BEGIN DATASET EXCERPT

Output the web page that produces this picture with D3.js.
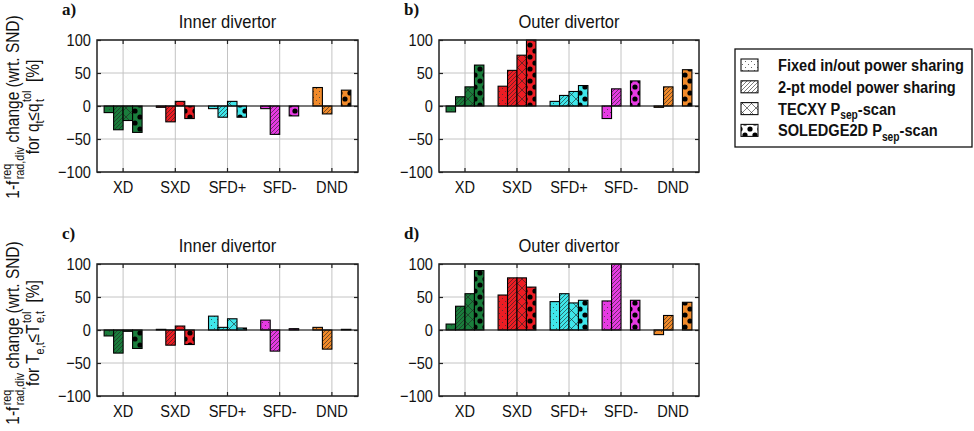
<!DOCTYPE html>
<html>
<head>
<meta charset="utf-8">
<script src="https://cdn.jsdelivr.net/npm/d3@7"></script>
<style>
  body { margin: 0; background: #fff; }
  svg { display: block; }
  text { white-space: pre; }
</style>
</head>
<body>
<svg></svg>
<script>
var categories = ['XD', 'SXD', 'SFD+', 'SFD-', 'DND']
var seriesNames = ['Fixed in/out power sharing', '2-pt model power sharing', 'TECXY', 'SOLEDGE2D']
var yTicks = [-100, -50, 0, 50, 100]

// one row per series: fixed, 2-pt, TECXY, SOLEDGE2D (null = no bar)
var innerQt = [
  [-10, -2, -4, -4, 28],
  [-36, -24, -17, -43, -12],
  [-22, 7, 7, null, null],
  [-40, -19, -17, -15, 24]
]
var outerQt = [
  [-9, 30, 7, -19, -2],
  [14, 54, 16, 26, 29],
  [29, 77, 22, null, null],
  [62, 100, 31, 38, 55]
]
var innerTe = [
  [-9, 1, 21, 15, 4],
  [-35, -23, 4, -32, -29],
  [-2, 6, 17, null, null],
  [-28, -22, 3, 2, 1]
]
var outerTe = [
  [9, 53, 43, 44, -7],
  [36, 79, 55, 100, 22],
  [55, 79, 41, null, null],
  [90, 65, 45, 45, 42]
]

var catColors = ['#1a7d3c', '#ec1d24', '#3fe6ea', '#e63ae2', '#f18a2a']
var patternTypes = ['dots', 'hatch', 'cross', 'blobs']

var width = 974
var height = 431
var font = "'Liberation Sans', Arial, sans-serif"
var narrow = 0.86  // squeeze factor to mimic the condensed font

var svg = d3.select("svg")
  .attr("width", width)
  .attr("height", height)
  .style("font-family", font)

var defs = svg.append("defs")

// build a pattern for every (colour, type) pair
function makePattern(id, color, type) {
  var p
  if (type == 'dots') {
    p = defs.append("pattern").attr("id", id).attr("patternUnits", "userSpaceOnUse")
      .attr("width", 6).attr("height", 6)
    p.append("rect").attr("width", 6).attr("height", 6).attr("fill", color)
    p.append("circle").attr("cx", 1.5).attr("cy", 1.5).attr("r", 0.5).attr("fill", "#333")
    p.append("circle").attr("cx", 4.5).attr("cy", 4.5).attr("r", 0.5).attr("fill", "#333")
  } else if (type == 'hatch') {
    p = defs.append("pattern").attr("id", id).attr("patternUnits", "userSpaceOnUse")
      .attr("width", 4).attr("height", 4)
    p.append("rect").attr("width", 4).attr("height", 4).attr("fill", color)
    p.append("path").attr("d", "M-1,5 L5,-1 M-1,1 L1,-1 M3,5 L5,3")
      .attr("stroke", "#222").attr("stroke-width", 0.6)
  } else if (type == 'cross') {
    p = defs.append("pattern").attr("id", id).attr("patternUnits", "userSpaceOnUse")
      .attr("width", 9).attr("height", 9)
    p.append("rect").attr("width", 9).attr("height", 9).attr("fill", color)
    p.append("path").attr("d", "M0,0 L9,9 M9,0 L0,9")
      .attr("stroke", "#222").attr("stroke-width", 0.6)
  } else {
    p = defs.append("pattern").attr("id", id).attr("patternUnits", "userSpaceOnUse")
      .attr("width", 10).attr("height", 12)
    p.append("rect").attr("width", 10).attr("height", 12).attr("fill", color)
    p.append("circle").attr("cx", 5).attr("cy", 3).attr("r", 2.6).attr("fill", "#000")
    p.append("circle").attr("cx", 0).attr("cy", 9).attr("r", 2.6).attr("fill", "#000")
    p.append("circle").attr("cx", 10).attr("cy", 9).attr("r", 2.6).attr("fill", "#000")
  }
}
catColors.forEach(function (c, ci) {
  patternTypes.forEach(function (t) { makePattern("p" + ci + t, c, t) })
})
patternTypes.forEach(function (t) { makePattern("pw" + t, "#fff", t) })

// text with stacked super/subscripts, parts are strings or {sup, sub}
function rich(txt, parts, fs) {
  var base = 0, pendingDx = 0
  parts.forEach(function (p) {
    if (typeof p === 'string') {
      txt.append("tspan").attr("dy", -base).attr("dx", pendingDx).text(p)
      base = 0; pendingDx = 0
    } else {
      var sw = 0, bw = 0
      if (p.sup) {
        var s = txt.append("tspan").attr("font-size", fs * 0.7)
          .attr("dy", -fs * 0.42 - base).attr("dx", pendingDx + 1.5).text(p.sup)
        base = -fs * 0.42; pendingDx = 0
        sw = s.node().getComputedTextLength()
      }
      if (p.sub) {
        var b = txt.append("tspan").attr("font-size", fs * 0.7)
          .attr("dy", fs * 0.28 - base).attr("dx", p.sup ? -sw : pendingDx).text(p.sub)
        base = fs * 0.28; pendingDx = 0
        bw = b.node().getComputedTextLength()
      }
      if (p.sup && p.sub && sw > bw) pendingDx = sw - bw
    }
  })
}

var panels = [
  { data: innerQt, label: 'a)', title: 'Inner divertor', x0: 97, x1: 358, y0: 40, y1: 172 },
  { data: outerQt, label: 'b)', title: 'Outer divertor', x0: 439, x1: 699, y0: 40, y1: 172 },
  { data: innerTe, label: 'c)', title: 'Inner divertor', x0: 97, x1: 358, y0: 264, y1: 396 },
  { data: outerTe, label: 'd)', title: 'Outer divertor', x0: 439, x1: 699, y0: 264, y1: 396 }
]

panels.forEach(function (pn) {
  var x = d3.scaleBand().domain(categories).range([pn.x0, pn.x1]).padding(0)
  var groupW = x.bandwidth() * 4 / 5.5
  var xs = d3.scaleBand().domain(d3.range(4)).range([-groupW / 2, groupW / 2]).padding(0)
  var y = d3.scaleLinear().domain([-100, 100]).range([pn.y1, pn.y0])
  var g = svg.append("g")

  // grid
  g.selectAll(".gy").data(yTicks).enter().append("line")
    .attr("x1", pn.x0).attr("x2", pn.x1)
    .attr("y1", function (d) { return y(d) }).attr("y2", function (d) { return y(d) })
    .attr("stroke", "#c4c4c4").attr("stroke-width", 1)
  g.selectAll(".gx").data(categories).enter().append("line")
    .attr("x1", function (d) { return x(d) + x.bandwidth() / 2 })
    .attr("x2", function (d) { return x(d) + x.bandwidth() / 2 })
    .attr("y1", pn.y0).attr("y2", pn.y1)
    .attr("stroke", "#c4c4c4").attr("stroke-width", 1)

  // bars
  var bars = []
  pn.data.forEach(function (row, si) {
    row.forEach(function (v, ci) {
      if (v !== null) bars.push({ s: si, c: ci, v: v })
    })
  })
  g.selectAll(".bar").data(bars).enter().append("rect")
    .attr("x", function (d) { return x(categories[d.c]) + x.bandwidth() / 2 + xs(d.s) })
    .attr("width", xs.bandwidth())
    .attr("y", function (d) { return y(Math.max(0, d.v)) })
    .attr("height", function (d) { return Math.abs(y(d.v) - y(0)) })
    .attr("fill", function (d) { return "url(#p" + d.c + patternTypes[d.s] + ")" })
    .attr("stroke", "#000").attr("stroke-width", 1.1)

  // zero line
  g.append("line").attr("x1", pn.x0).attr("x2", pn.x1)
    .attr("y1", y(0)).attr("y2", y(0)).attr("stroke", "#111").attr("stroke-width", 1.2)

  // axes
  var ax = g.append("g").attr("transform", "translate(" + pn.x0 + ",0)")
    .call(d3.axisLeft(y).tickValues(yTicks).tickSize(-4).tickPadding(7))
  var axR = g.append("g").attr("transform", "translate(" + pn.x1 + ",0)")
    .call(d3.axisRight(y).tickValues(yTicks).tickSize(-4).tickFormat(""))
  var axT = g.append("g").attr("transform", "translate(0," + pn.y0 + ")")
    .call(d3.axisTop(x).tickSize(-4).tickFormat(""))
  var axB = g.append("g").attr("transform", "translate(0," + pn.y1 + ")")
    .call(d3.axisBottom(x).tickSize(-4).tickPadding(9))
  ;[ax, axR, axT, axB].forEach(function (a) {
    a.select(".domain").remove()
    a.selectAll(".tick line").attr("stroke", "#222").attr("stroke-width", 1.2)
    a.selectAll("text").attr("font-family", font).attr("font-size", 17).attr("fill", "#111")
      .attr("transform", "scale(" + narrow + ",1)")
  })

  g.append("rect").attr("x", pn.x0).attr("y", pn.y0)
    .attr("width", pn.x1 - pn.x0).attr("height", pn.y1 - pn.y0)
    .attr("fill", "none").attr("stroke", "#222").attr("stroke-width", 1.5)

  // titles
  g.append("text")
    .attr("transform", "translate(" + (pn.x0 + pn.x1) / 2 + "," + (pn.y0 - 12) + ") scale(0.92,1)")
    .attr("text-anchor", "middle").attr("font-size", 18).attr("fill", "#111").text(pn.title)
  g.append("text").attr("x", pn.x0 - 35).attr("y", pn.y0 - 25)
    .attr("font-family", "'Liberation Serif', 'Times New Roman', serif")
    .attr("font-weight", "bold").attr("font-size", 17).attr("fill", "#111").text(pn.label)
})

// y axis labels
var yLabels = [
  { cy: 107, line2: ['for q', { sub: 't' }, '\u2264q', { sup: 'tol', sub: 't' }, '  [%]'] },
  { cy: 333, line2: ['for T', { sub: 'e,t' }, '\u2264T', { sup: 'tol', sub: 'e,t' }, '  [%]'] }
]
yLabels.forEach(function (yl) {
  var t1 = svg.append("text")
    .attr("transform", "translate(19," + yl.cy + ") rotate(-90) scale(" + narrow + ",1)")
    .attr("text-anchor", "middle").attr("font-size", 18).attr("fill", "#111")
  rich(t1, ['1-f', { sup: 'req', sub: 'rad,div' }, ' change (wrt. SND)'], 18)
  var t2 = svg.append("text")
    .attr("transform", "translate(39," + yl.cy + ") rotate(-90) scale(" + narrow + ",1)")
    .attr("text-anchor", "middle").attr("font-size", 18).attr("fill", "#111")
  rich(t2, yl.line2, 18)
})

// legend
var lg = svg.append("g")
lg.append("rect").attr("x", 735).attr("y", 49).attr("width", 237).attr("height", 98)
  .attr("fill", "#fff").attr("stroke", "#111").attr("stroke-width", 1.3)
var legendLabels = [
  ['Fixed in/out power sharing'],
  ['2-pt model power sharing'],
  ['TECXY P', { sub: 'sep' }, '-scan'],
  ['SOLEDGE2D P', { sub: 'sep' }, '-scan']
]
legendLabels.forEach(function (lbl, i) {
  var cy = 65 + i * 21.8
  lg.append("rect").attr("x", 741).attr("y", cy - 6).attr("width", 17).attr("height", 12)
    .attr("fill", "url(#pw" + patternTypes[i] + ")").attr("stroke", "#111").attr("stroke-width", 1.1)
  var t = lg.append("text").attr("transform", "translate(778," + (cy + 6) + ") scale(" + narrow + ",1)")
    .attr("font-size", 17).attr("font-weight", "bold").attr("fill", "#111")
  rich(t, lbl, 17)
})
</script>
</body>
</html>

END DATASET EXCERPT

=== YOUR TASK ===
Locate all lines holding the word "with", then copy them out.

=== RESULT FOR THIS TASK ===
Output the web page that produces this picture with D3.js.
// text with stacked super/subscripts, parts are strings or {sup, sub}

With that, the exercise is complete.